One example cited in the discussion comes from a 2023 investigation that concluded that, in the wake of Hurricane Ian, some Florida insurance companies aggressively sought to limit payouts by altering the work of adjusters who inspected damaged homes. Some policyholders and their families reportedly had their claims reduced by 45% to 97%. A nonprofit insurance industry watchdog group, the American Policyholder Association, said it found “compelling evidence of what appears to be multiple instances of systematic criminal fraud perpetrated to cheat policyholders out of fair insurance claims.”
In situations like these—where the allegation is not a close call but unreasonable conduct—requiring additional compensation to policyholders and creating stronger disincentives for insurers could help level the playing field. The goal is not to eliminate legitimate disputes. Rather, it is to ensure that when an insurer’s conduct is found to be unreasonable, the consequences are significant enough to deter repeat behavior and to compensate consumers for the added burden of enforcing the contract.
From rage to regulation: what these reforms aim to change
The intense reaction following the killing of Brian Thompson made visible a deep reservoir of anger toward insurers. That anger has been most prominent in health insurance, but it is reinforced by developments in other markets, including homeowners and auto insurance, where consumers report rising costs and shrinking protection.

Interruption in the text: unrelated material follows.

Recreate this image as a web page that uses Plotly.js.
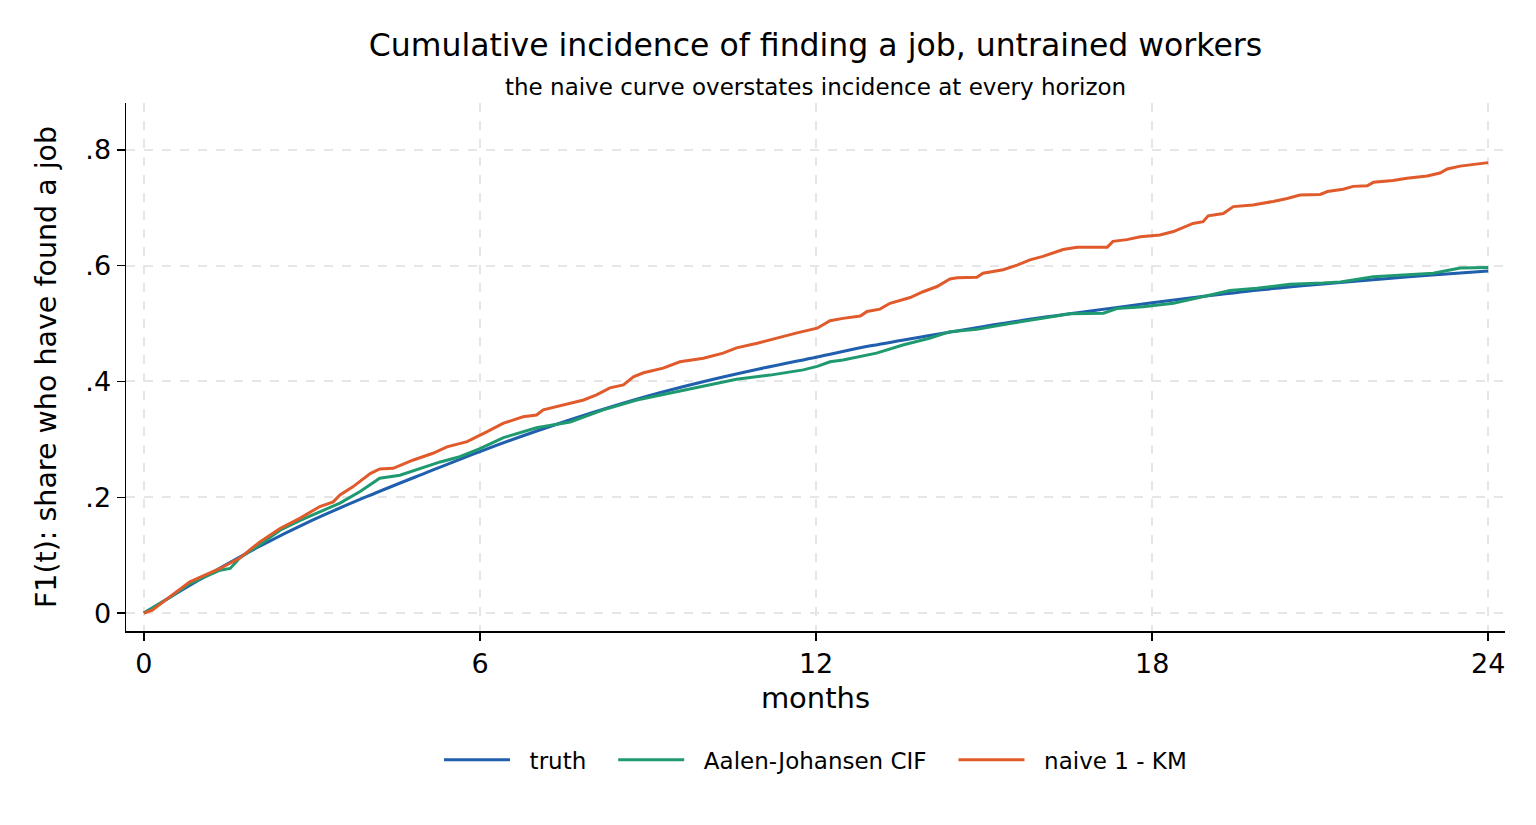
<!DOCTYPE html>
<html>
<head>
<meta charset="utf-8">
<script src="https://cdn.plot.ly/plotly-3.0.1.min.js"></script>
<style>
  html, body { margin: 0; padding: 0; background: #fff; }
  #graph { width: 1536px; height: 825px; }
</style>
</head>
<body>
<div id="graph"></div>
<script>
// truth: smooth cumulative incidence, read at whole months
const truthT = [0, 1, 2, 3, 4, 5, 6, 7, 8, 9, 10, 11, 12, 13, 14, 15, 16, 17, 18, 19, 20, 21, 22, 23, 24];
const truthF = [0, .058, .112, .160, .202, .241, .279, .314, .346, .375, .400, .422, .442, .462, .479,
                .495, .510, .523, .536, .548, .559, .568, .576, .584, .591];

// Aalen-Johansen CIF (green)
const ajT = [0, 0.46, 0.82, 1.36, 1.54, 1.71, 2.07, 2.43, 2.79, 3.14, 3.5, 3.86, 4.21, 4.57, 4.93, 5.29,
             5.64, 6.0, 6.42, 7.01, 7.61, 8.2, 8.8, 9.39, 9.99, 10.58, 11.18, 11.77, 12.02, 12.25, 12.48,
             13.08, 13.55, 14.04, 14.39, 14.87, 15.46, 16.05, 16.54, 17.13, 17.37, 17.84, 18.38, 18.98,
             19.39, 19.87, 20.46, 21.05, 21.36, 21.95, 22.55, 23.02, 23.5, 24];
const ajF = [0, .027, .051, .074, .077, .095, .118, .143, .160, .175, .190, .210, .233, .238, .250, .261,
             .270, .284, .303, .320, .330, .351, .368, .380, .391, .404, .411, .420, .426, .434, .437,
             .449, .463, .475, .486, .490, .500, .509, .517, .518, .526, .529, .535, .548,
             .557, .561, .568, .570, .572, .581, .584, .587, .596, .597];

// naive 1 - KM (orange)
const kmT = [0, 0.15, 0.46, 0.82, 1.36, 1.71, 2.07, 2.43, 2.79, 3.14, 3.38, 3.5, 3.73, 4.04, 4.21, 4.45,
             4.8, 5.16, 5.41, 5.77, 6.12, 6.42, 6.77, 7.01, 7.13, 7.49, 7.85, 8.08, 8.32, 8.56, 8.74, 8.92,
             9.27, 9.57, 9.99, 10.34, 10.58, 10.95, 11.3, 11.66, 12.02, 12.25, 12.48, 12.79, 12.91, 13.14,
             13.32, 13.68, 13.91, 14.16, 14.39, 14.52, 14.87, 14.98, 15.34, 15.59, 15.82, 16.05, 16.41,
             16.66, 17.2, 17.3, 17.55, 17.79, 18.14, 18.38, 18.73, 18.91, 19.0, 19.27, 19.45, 19.8, 20.16,
             20.41, 20.64, 21.0, 21.13, 21.41, 21.59, 21.84, 21.95, 22.3, 22.55, 22.91, 23.14, 23.27,
             23.5, 23.73, 24];
const kmF = [0, .005, .028, .054, .077, .095, .123, .146, .164, .184, .192, .204, .218, .241, .249, .250,
             .264, .276, .287, .296, .313, .328, .339, .342, .351, .359, .368, .377, .389, .394, .408, .415,
             .423, .434, .440, .449, .458, .466, .475, .484, .492, .505, .509, .513, .521, .525,
             .535, .545, .555, .564, .577, .579, .580, .587, .593, .601, .610, .616, .628,
             .632, .632, .642, .645, .650, .653, .659, .673, .676, .686, .690, .702, .705, .711,
             .716, .722, .723, .728, .732, .737, .738, .744, .747, .751, .755, .760, .767,
             .772, .775, .778];

const xTicks = [0, 6, 12, 18, 24];
const yTicks = [0, .2, .4, .6, .8];
const yTickText = ['0', '.2', '.4', '.6', '.8'];

const FONT = 'DejaVu Sans, sans-serif';
// non-breaking spaces: gap between legend line and label, and between entries
const PRE = '\u00a0\u00a0';
const GAP = '\u00a0\u00a0\u00a0';

const traces = [
  { x: truthT, y: truthF, mode: 'lines', name: PRE + 'truth' + GAP,
    line: { color: '#1f5fae', width: 3, shape: 'spline' } },
  { x: ajT, y: ajF, mode: 'lines', name: PRE + 'Aalen-Johansen CIF' + GAP,
    line: { color: '#1f9a70', width: 3 } },
  { x: kmT, y: kmF, mode: 'lines', name: PRE + 'naive 1 - KM',
    line: { color: '#e05a2b', width: 3 } }
];

const layout = {
  width: 1536,
  height: 825,
  paper_bgcolor: '#ffffff',
  plot_bgcolor: '#ffffff',
  font: { family: FONT, color: '#000' },
  margin: { l: 126, r: 31, t: 103, b: 194, pad: 0 },
  title: {
    text: 'Cumulative incidence of finding a job, untrained workers',
    font: { family: FONT, size: 31.5, color: '#000' },
    x: 0.5, xref: 'paper', xanchor: 'center',
    y: 1 - 45 / 825, yref: 'container', yanchor: 'middle'
  },
  annotations: [{
    text: 'the naive curve overstates incidence at every horizon',
    xref: 'paper', yref: 'paper', x: 0.5, y: 1.03,
    xanchor: 'center', yanchor: 'middle', showarrow: false,
    font: { family: FONT, size: 23, color: '#000' }
  }],
  xaxis: {
    range: [-0.32, 24.3],
    tickvals: xTicks,
    ticks: 'outside', ticklen: 8, tickwidth: 1.5, tickcolor: '#000',
    tickfont: { size: 27 },
    showline: true, linecolor: '#000', linewidth: 1.5,
    showgrid: true, gridcolor: '#e6e6e6', gridwidth: 2, griddash: 'dash',
    zeroline: false,
    title: { text: 'months', font: { size: 29 }, standoff: 10 }
  },
  yaxis: {
    range: [-0.031, 0.881],
    tickvals: yTicks, ticktext: yTickText,
    ticks: 'outside', ticklen: 8, tickwidth: 1.5, tickcolor: '#000',
    tickfont: { size: 27 },
    showline: true, linecolor: '#000', linewidth: 1.5,
    showgrid: true, gridcolor: '#e6e6e6', gridwidth: 2, griddash: 'dash',
    zeroline: false,
    title: { text: 'F1(t): share who have found a job', font: { size: 28.5 }, standoff: 20 }
  },
  showlegend: true,
  legend: {
    orientation: 'h',
    x: 0.5, xanchor: 'center',
    y: -0.244, yanchor: 'middle',
    font: { family: FONT, size: 23, color: '#000' },
    itemwidth: 66
  }
};

Plotly.newPlot('graph', traces, layout, { displayModeBar: false, staticPlot: true });
</script>
</body>
</html>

The three reform areas described above share a common purpose: to narrow the gap between what consumers think insurance is and how it can function in practice. Better information aims to reduce confusion and improve competition on meaningful terms. Minimum standards aim to ensure that essential protections do not erode as market pressures rise. Stronger remedies aim to discourage unreasonable claim handling and to reduce the burden on policyholders forced to fight for benefits.
None of these steps promises an instant fix. Insurance is complex, and the pressures on the industry—rising losses, inflation, and competition—are real. But the argument is that if insurance is to remain a reliable protector of middle-class financial security, it must work better than it does for many people today. Moving from rage to regulation, in this view, is not about punishing an industry for its own sake; it is about ensuring that the central promise of insurance—timely, fair payment of covered claims—holds up when it matters most.
Key takeaways
- Public frustration with insurers extends beyond health coverage to homeowners and auto insurance, where access, rates, and coverage levels are major concerns.
- Consumers are often most outraged when they believe insurers delay, deny, or force costly legal fights over valid claims.
- Many problems begin before a claim, because policy language is complex and key terms are not always presented in accessible summaries.
- Three proposed reform paths are: clearer standardized disclosures, minimum coverage standards (especially for homeowners), and stronger remedies when insurers act unreasonably.